Units & Lessons
Unit 1 - Essentials Concepts of Data Science
This lesson describes the role of data and the data scientist in decision making and explains the overarching principles of collecting, integrating, and analyzing data. It explains the general concept of "big data" and the common challenges faced when working with large data sets. Introduces the 6 V's of big data and the CRISP-DM framework for data mining.
Unit 2 - Programming in R for Data Science
R is an important and one of the most powerful statistical programming environments. It is often the first choice for data science. Programming in R requires the R toolkit, while development and scripting in R is facilitated through the RStudio IDE.
This lesson introduces basic programming concepts in the R programming environment. In particular, it teaches how to create, display, and manipulate data sets and data frames -- two of the most important object types in R. In addition, functions will be used to organize code. Next, if statements and loops are presented with many examples. Lastly, the lesson shows how to import and export data in text files.
Unit 3 - Data Collection & Integration
This lesson looks more closely at the R programming constructs needed to manipulate data. In particular, the lesson introduces the basic R functions necessary for cleaning data sets and converting them to storable structures ready for statistical analysis or predictive modeling.
In this lesson you will be introduced to the R functions and packages required to import data from a variety of text files, including comma separated value (CSV) files, tab delimited files, Excel files, R object files (.RData), and foreign statistical package files (SPSS, Stata, and SAS). In addition, importing XML encoded objects using XML parsing is covered.
Data is not always neatly available in CSV, Excel, or text files.
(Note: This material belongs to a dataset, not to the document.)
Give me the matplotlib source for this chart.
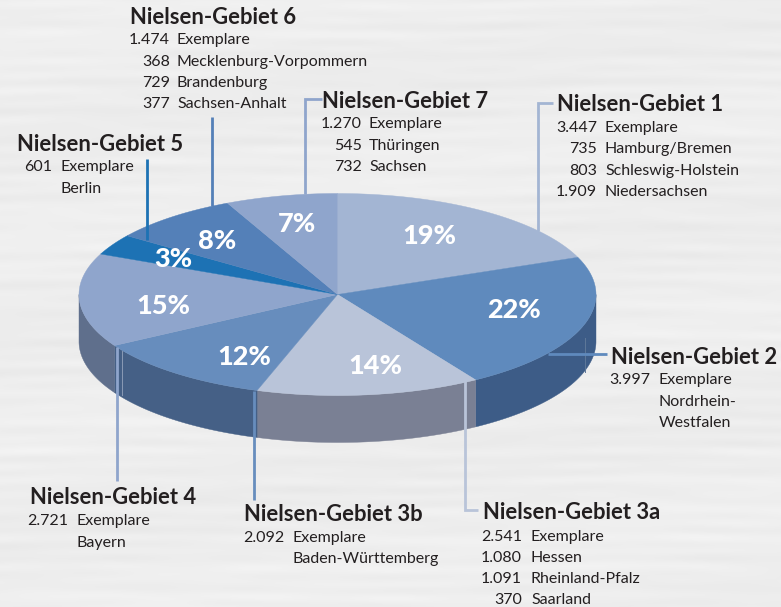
import numpy as np
import matplotlib
matplotlib.use("Agg")
import matplotlib.pyplot as plt
from matplotlib.patches import Polygon

# ---- data ----
regions = ["Nielsen-Gebiet 1", "Nielsen-Gebiet 2", "Nielsen-Gebiet 3a", "Nielsen-Gebiet 3b",
           "Nielsen-Gebiet 4", "Nielsen-Gebiet 5", "Nielsen-Gebiet 6", "Nielsen-Gebiet 7"]
copies = [3447, 3997, 2541, 2092, 2721, 601, 1474, 1270]
percent_labels = ["19%", "22%", "14%", "12%", "15%", "3%", "8%", "7%"]
rows_1 = [("3.447", "Exemplare"), ("735", "Hamburg/Bremen"), ("803", "Schleswig-Holstein"), ("1.909", "Niedersachsen")]
rows_2 = [("3.997", "Exemplare"), ("", "Nordrhein-"), ("", "Westfalen")]
rows_3a = [("2.541", "Exemplare"), ("1.080", "Hessen"), ("1.091", "Rheinland-Pfalz"), ("370", "Saarland")]
rows_3b = [("2.092", "Exemplare"), ("", "Baden-Württemberg")]
rows_4 = [("2.721", "Exemplare"), ("", "Bayern")]
rows_5 = [("601", "Exemplare"), ("", "Berlin")]
rows_6 = [("1.474", "Exemplare"), ("368", "Mecklenburg-Vorpommern"), ("729", "Brandenburg"), ("377", "Sachsen-Anhalt")]
rows_7 = [("1.270", "Exemplare"), ("545", "Thüringen"), ("732", "Sachsen")]
all_rows = [rows_1, rows_2, rows_3a, rows_3b, rows_4, rows_5, rows_6, rows_7]

# ---- styles ----
top_colors = ["#a3b5d3", "#5f8abd", "#b9c4d9", "#678dbd", "#8fa5cc", "#1d72b4", "#5480b8", "#8fa5cc"]
side_colors = ["#5f6f8c", "#3d5c87", "#7a8094", "#456086", "#5f6f8c", "#1d5a8c", "#3d5c87", "#5f6f8c"]
line_colors = ["#a3b5d3", "#5f8abd", "#b9c4d9", "#678dbd", "#8fa5cc", "#1d72b4", "#5480b8", "#8fa5cc"]

CX, CY, RX, RY, DEPTH = 337.5, 294.5, 258.5, 101.0, 47.0
FONT = "Lato"

fig = plt.figure(figsize=(7.81, 6.07), dpi=100)
ax = fig.add_axes([0, 0, 1, 1])
ax.axis("off")

# paper-like background: soft, broken horizontal streaks
yy, xx = np.mgrid[0:607, 0:781]
env_a = 0.5 + 0.5 * np.sin(xx / 37.0 + yy / 23.0) * np.sin(xx / 61.0 - yy / 41.0)
env_b = 0.5 + 0.5 * np.sin(xx / 53.0 - yy / 17.0 + 2.0) * np.sin(xx / 29.0 + yy / 67.0)
tex = (237
       + 2.5 * env_a * np.sin(yy / 2.3 + 0.9 * np.sin(xx / 83.0))
       + 2.5 * env_b * np.sin(yy / 4.7 + 0.7 * np.sin(xx / 47.0 + 1.0))
       + 1.5 * np.sin(yy / 31.0 + xx / 190.0))
ax.imshow(tex, cmap="gray", vmin=0, vmax=255, extent=(0, 781, 607, 0), aspect="auto", zorder=0)
ax.set_xlim(0, 781)
ax.set_ylim(607, 0)


def rim(t, dy=0.0):
    return np.column_stack([CX + RX * np.sin(t), CY + dy - RY * np.cos(t)])


fractions = np.array(copies, dtype=float) / sum(copies)
edges = np.concatenate([[0.0], np.cumsum(fractions)]) * 2 * np.pi

# sides (front half only)
for i in range(len(copies)):
    a, b = max(edges[i], np.pi / 2), min(edges[i + 1], 3 * np.pi / 2)
    if b <= a:
        continue
    t = np.linspace(a, b, 100)
    pts = np.vstack([rim(t), rim(t[::-1], DEPTH)])
    ax.add_patch(Polygon(pts, closed=True, fc=side_colors[i], ec=side_colors[i], lw=0.3, zorder=2))

# faint vertical highlights on the side wall
ax.plot([584.5, 584.5], [338, 372], color="#5f7899", lw=0.7, zorder=2.5)
ax.plot([122, 122], [351, 395], color="#8a9ab5", lw=0.7, zorder=2.5)

# top faces
for i in range(len(copies)):
    t = np.linspace(edges[i], edges[i + 1], 200)
    pts = np.vstack([[CX, CY], rim(t)])
    ax.add_patch(Polygon(pts, closed=True, fc=top_colors[i], ec=top_colors[i], lw=0.3, zorder=3))

# leader lines
leaders = [
    [(553, 103), (538, 103), (538, 231)],
    [(607, 354), (548, 354)],
    [(478, 510), (464.5, 510), (464.5, 381)],
    [(253.5, 391), (253.5, 500)],
    [(117, 347), (117, 481)],
    [(146.5, 159), (146.5, 240)],
    [(212, 117), (212, 206)],
    [(322, 99), (304.5, 99), (304.5, 194)],
]
for path, c in zip(leaders, line_colors):
    xs, ys = zip(*path)
    ax.plot(xs, ys, color=c, lw=2.0, solid_capstyle="butt", solid_joinstyle="miter", zorder=4)

# percent labels
pct_pos = [(429, 236), (514, 310), (375, 366), (244, 357), (163, 306), (173, 259), (217, 241), (297, 224)]
for s, (x, y) in zip(percent_labels, pct_pos):
    ax.text(x, y, s, color="white", fontsize=19.5, fontweight=900, family=FONT,
            ha="center", va="center", zorder=5)

# annotation blocks: title x, title baseline, number right edge, name x, row baselines
blocks = [
    (557, 111, 597, 605, [132, 153, 175, 196]),
    (611, 364, 650, 659, [384, 406, 427]),
    (483, 519, 522, 531, [541, 562, 583, 604]),
    (244, 521, 284, 292, [542, 563]),
    (30, 504, 68, 77, [525, 547]),
    (17, 151, 52, 61, [171, 193]),
    (130, 24, 170, 177, [44, 66, 87, 108]),
    (322, 108, 362, 369, [128, 150, 171]),
]
TXT = "#231f20"
for name, rows, (tx, ty, nx, lx, ys) in zip(regions, all_rows, blocks):
    ax.text(tx, ty, name, color=TXT, fontsize=15.8, fontweight="bold", family=FONT,
            ha="left", va="baseline", zorder=6)
    for (num, lab), y in zip(rows, ys):
        if num:
            ax.text(nx, y, num, color=TXT, fontsize=11.5, family=FONT, ha="right", va="baseline", zorder=6)
        ax.text(lx, y, lab, color=TXT, fontsize=11.5, family=FONT, ha="left", va="baseline", zorder=6)

fig.savefig("out.png", dpi=100)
A lot of interesting data is published on web sites but those web sites do not make their data available for download. In this module you will learn how to retrieve data from web pages through a process known as "web scraping".
Many websites make their data available through APIs which allow programmers to retrieve specific pieces of data rather than the entire website content. This lessons explains how to retrieve data from web pages through a tool known as a "web API".
Unit 4 - Data Storage
This lesson introduces the relational model for data storage. Relational databases store data in interconnected tables (called relations) that are accessed through the imperative query language SQL. Relational (or SQL) databases are the most common data storage form other than text files.
While relational database management system (RDBMS) are the workhorse of the data storage world, they are based on a set-model that is not appropriate for certain kinds of data storage needs. Recently, non-relational databases that use query languages other than SQL have become more common. This lesson looks at key-value, columnar, document, and graph databases as alternatives to relational databases.
Unit 5 - Data Analytics
Descriptive analytics is a preliminary stage of data processing that creates a summary of historical data to yield useful information and possibly prepare the data for further analysis. Data aggregation and data mining methods organize the data and make it possible to identify patterns and relationships in it that would not otherwise be visible. Descriptive analytics provides information about what happened, while prescriptive analytics attempts for determine what is likely to happen in the future.
Predictive analytics is the branch of data mining concerned with the prediction of future probabilities and trends. The central element of predictive analytics is the predictor, a variable that can be measured for an individual or other entity to predict future behavior. This lesson explains several predictive models for forecasting.
Results and insights from data are often best communicated with charts and graphs. This lesson explains how to build visualization that clearly show analysis results.
This lessons shows how to combine visualizations and narratives to explain the results of an analytics effort. It focuses on report organization, writing styles, and clear communication. It also addresses ethical issues in reporting.
Machine learning is a method of data analysis that automates analytical model building. Using algorithms that iteratively learn from data, machine learning allows computers to find hidden insights without being explicitly programmed where to look. This lesson introduces some key algorithms of machine learning, including classification and clustering, through visual examples.
Unit 6 - Python Programming for Data Science
Python is an important programming language for data science. This lesson introduces the Python programming language with a focus on how the language is used to shape and analyze data.
Unit 7 - Data Quality & Governance
Data governance (DG) refers to the overall management of the availability, usability, integrity, and security of the data employed in an enterprise and used in data analytics efforts. This lessons shows how a sound data governance program includes a governing body or council, a defined set of procedures, and a plan to execute those procedures.
To be useful and yield proper analytical results, data must be of sufficient quality. As data volume increases, the question of internal consistency within data becomes significant, regardless of fitness for use for any particular external purpose. This lesson investigates the key dimensions of data quality and data quality assurance.
Data Science is applied in a number of industries and domains with varying success and varying ethical conundrums. This lessons takes a look at the profession of data science and its impact on business.
Skills Sidebar I: Basic of Data for Analytics
Skills Sidebar II: Essential Excel Modeling
Covers essential Excel skills necessary for information and data work.